#### WHAT THE EXERCISE ASKS
Without the pictures, set down every line of the data exactly.

#### SOURCE EXCERPT

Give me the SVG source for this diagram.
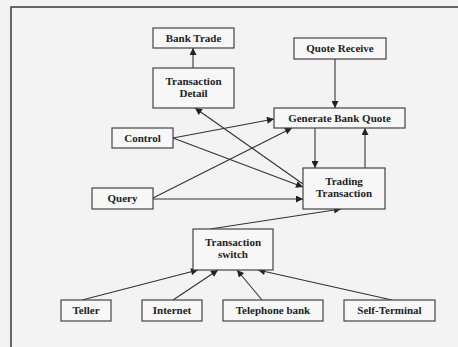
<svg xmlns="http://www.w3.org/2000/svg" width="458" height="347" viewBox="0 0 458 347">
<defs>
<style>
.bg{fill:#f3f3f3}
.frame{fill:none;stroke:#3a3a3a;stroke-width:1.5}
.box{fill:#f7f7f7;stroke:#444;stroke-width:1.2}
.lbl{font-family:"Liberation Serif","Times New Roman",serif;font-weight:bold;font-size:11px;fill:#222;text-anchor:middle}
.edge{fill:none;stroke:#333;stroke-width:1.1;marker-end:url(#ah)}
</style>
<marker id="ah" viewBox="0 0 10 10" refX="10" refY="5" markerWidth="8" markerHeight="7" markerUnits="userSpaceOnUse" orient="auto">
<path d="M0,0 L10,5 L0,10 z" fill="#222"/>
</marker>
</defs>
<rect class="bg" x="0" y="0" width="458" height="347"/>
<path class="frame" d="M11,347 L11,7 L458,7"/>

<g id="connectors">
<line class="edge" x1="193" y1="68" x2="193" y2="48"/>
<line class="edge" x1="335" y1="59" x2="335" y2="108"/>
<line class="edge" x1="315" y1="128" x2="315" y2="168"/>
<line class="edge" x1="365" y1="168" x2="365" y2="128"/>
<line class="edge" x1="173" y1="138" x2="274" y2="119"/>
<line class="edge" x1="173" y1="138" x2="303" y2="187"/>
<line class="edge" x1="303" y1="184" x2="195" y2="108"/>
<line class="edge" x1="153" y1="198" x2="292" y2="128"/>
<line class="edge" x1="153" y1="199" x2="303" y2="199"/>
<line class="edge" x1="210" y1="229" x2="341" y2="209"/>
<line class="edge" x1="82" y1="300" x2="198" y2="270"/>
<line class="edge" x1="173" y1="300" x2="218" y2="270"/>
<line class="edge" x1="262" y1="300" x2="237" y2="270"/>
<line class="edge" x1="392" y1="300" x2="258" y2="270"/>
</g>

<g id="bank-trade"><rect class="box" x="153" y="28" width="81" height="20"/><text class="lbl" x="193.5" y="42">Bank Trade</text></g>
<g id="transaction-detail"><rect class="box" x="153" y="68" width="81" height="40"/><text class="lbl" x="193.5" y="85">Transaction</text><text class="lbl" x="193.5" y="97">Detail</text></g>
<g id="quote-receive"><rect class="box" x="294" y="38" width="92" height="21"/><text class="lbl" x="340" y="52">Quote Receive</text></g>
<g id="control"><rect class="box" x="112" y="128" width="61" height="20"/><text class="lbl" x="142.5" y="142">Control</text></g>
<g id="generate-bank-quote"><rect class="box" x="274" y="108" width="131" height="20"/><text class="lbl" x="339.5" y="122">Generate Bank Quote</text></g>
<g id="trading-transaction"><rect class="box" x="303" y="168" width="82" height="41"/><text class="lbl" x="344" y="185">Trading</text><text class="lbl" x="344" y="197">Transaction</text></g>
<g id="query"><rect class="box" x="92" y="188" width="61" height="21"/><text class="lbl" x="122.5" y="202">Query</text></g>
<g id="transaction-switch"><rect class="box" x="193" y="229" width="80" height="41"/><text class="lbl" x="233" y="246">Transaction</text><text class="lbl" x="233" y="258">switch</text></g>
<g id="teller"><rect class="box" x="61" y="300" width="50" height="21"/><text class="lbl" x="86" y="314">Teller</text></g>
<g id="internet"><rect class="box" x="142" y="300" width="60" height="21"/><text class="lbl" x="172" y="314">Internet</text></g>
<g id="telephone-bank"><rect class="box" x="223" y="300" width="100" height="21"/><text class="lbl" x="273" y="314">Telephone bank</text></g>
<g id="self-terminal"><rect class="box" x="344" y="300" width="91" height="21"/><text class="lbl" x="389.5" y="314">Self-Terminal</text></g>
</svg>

#### WRITTEN ANSWER
Give me the SVG source for this diagram.
<svg xmlns="http://www.w3.org/2000/svg" width="458" height="347" viewBox="0 0 458 347">
<defs>
<style>
.bg{fill:#f3f3f3}
.frame{fill:none;stroke:#3a3a3a;stroke-width:1.5}
.box{fill:#f7f7f7;stroke:#444;stroke-width:1.2}
.lbl{font-family:"Liberation Serif","Times New Roman",serif;font-weight:bold;font-size:11px;fill:#222;text-anchor:middle}
.edge{fill:none;stroke:#333;stroke-width:1.1;marker-end:url(#ah)}
</style>
<marker id="ah" viewBox="0 0 10 10" refX="10" refY="5" markerWidth="8" markerHeight="7" markerUnits="userSpaceOnUse" orient="auto">
<path d="M0,0 L10,5 L0,10 z" fill="#222"/>
</marker>
</defs>
<rect class="bg" x="0" y="0" width="458" height="347"/>
<path class="frame" d="M11,347 L11,7 L458,7"/>

<g id="connectors">
<line class="edge" x1="193" y1="68" x2="193" y2="48"/>
<line class="edge" x1="335" y1="59" x2="335" y2="108"/>
<line class="edge" x1="315" y1="128" x2="315" y2="168"/>
<line class="edge" x1="365" y1="168" x2="365" y2="128"/>
<line class="edge" x1="173" y1="138" x2="274" y2="119"/>
<line class="edge" x1="173" y1="138" x2="303" y2="187"/>
<line class="edge" x1="303" y1="184" x2="195" y2="108"/>
<line class="edge" x1="153" y1="198" x2="292" y2="128"/>
<line class="edge" x1="153" y1="199" x2="303" y2="199"/>
<line class="edge" x1="210" y1="229" x2="341" y2="209"/>
<line class="edge" x1="82" y1="300" x2="198" y2="270"/>
<line class="edge" x1="173" y1="300" x2="218" y2="270"/>
<line class="edge" x1="262" y1="300" x2="237" y2="270"/>
<line class="edge" x1="392" y1="300" x2="258" y2="270"/>
</g>

<g id="bank-trade"><rect class="box" x="153" y="28" width="81" height="20"/><text class="lbl" x="193.5" y="42">Bank Trade</text></g>
<g id="transaction-detail"><rect class="box" x="153" y="68" width="81" height="40"/><text class="lbl" x="193.5" y="85">Transaction</text><text class="lbl" x="193.5" y="97">Detail</text></g>
<g id="quote-receive"><rect class="box" x="294" y="38" width="92" height="21"/><text class="lbl" x="340" y="52">Quote Receive</text></g>
<g id="control"><rect class="box" x="112" y="128" width="61" height="20"/><text class="lbl" x="142.5" y="142">Control</text></g>
<g id="generate-bank-quote"><rect class="box" x="274" y="108" width="131" height="20"/><text class="lbl" x="339.5" y="122">Generate Bank Quote</text></g>
<g id="trading-transaction"><rect class="box" x="303" y="168" width="82" height="41"/><text class="lbl" x="344" y="185">Trading</text><text class="lbl" x="344" y="197">Transaction</text></g>
<g id="query"><rect class="box" x="92" y="188" width="61" height="21"/><text class="lbl" x="122.5" y="202">Query</text></g>
<g id="transaction-switch"><rect class="box" x="193" y="229" width="80" height="41"/><text class="lbl" x="233" y="246">Transaction</text><text class="lbl" x="233" y="258">switch</text></g>
<g id="teller"><rect class="box" x="61" y="300" width="50" height="21"/><text class="lbl" x="86" y="314">Teller</text></g>
<g id="internet"><rect class="box" x="142" y="300" width="60" height="21"/><text class="lbl" x="172" y="314">Internet</text></g>
<g id="telephone-bank"><rect class="box" x="223" y="300" width="100" height="21"/><text class="lbl" x="273" y="314">Telephone bank</text></g>
<g id="self-terminal"><rect class="box" x="344" y="300" width="91" height="21"/><text class="lbl" x="389.5" y="314">Self-Terminal</text></g>
</svg>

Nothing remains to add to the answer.